If the righting arm is below a certain tolerance (which depends on the size of the vessel, among other factors) over a range of angles, SOLVE can settle on any angle in that range.

The case you mention has the waterplane just barely below the top of the lower hulls with the VCG raised to a point where, at zero heel, the GM is positive, but a slight inclination makes it negative as the waterplane greatly diminishes. From there the righting arm falls only slightly below the axis, then comes back up to the axis at around one degree. Then it rises only slightly, reaching a very small maximum at 5 degrees, then descends and comes back up to the axis at about 18 degrees. But its career there is short too as it rises only to a small maximum before going negative at about 21 degrees.

So we have a total of four equilibrium angles: 0, 1, 18 and 180 degrees.

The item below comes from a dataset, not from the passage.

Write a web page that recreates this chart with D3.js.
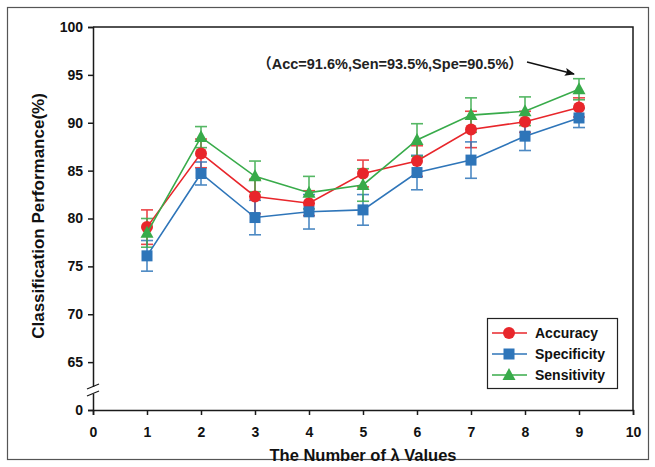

But the ones at 0, 1 and 18 are very tenuous with very slight energy. In fact the righting arms are so small that much of that range qualifies as equilibrium.

This case is technically stable but there are many angles of equilibrium. In real life it is unstable because the energy is so small. As the VCG is lowered, the energy increases and the equilibrium angle at zero becomes more defined while the ones at 1 and 18 degrees disappear.

This ambiguity gives the MAXVCG process fits, and it doesn't find a VCG with zero margin. Perhaps this is just as well because it flags the condition as being something you will need to investigate. In order to have a valid maximum VCG in that range you will have to add something to the criterion which looks at energy.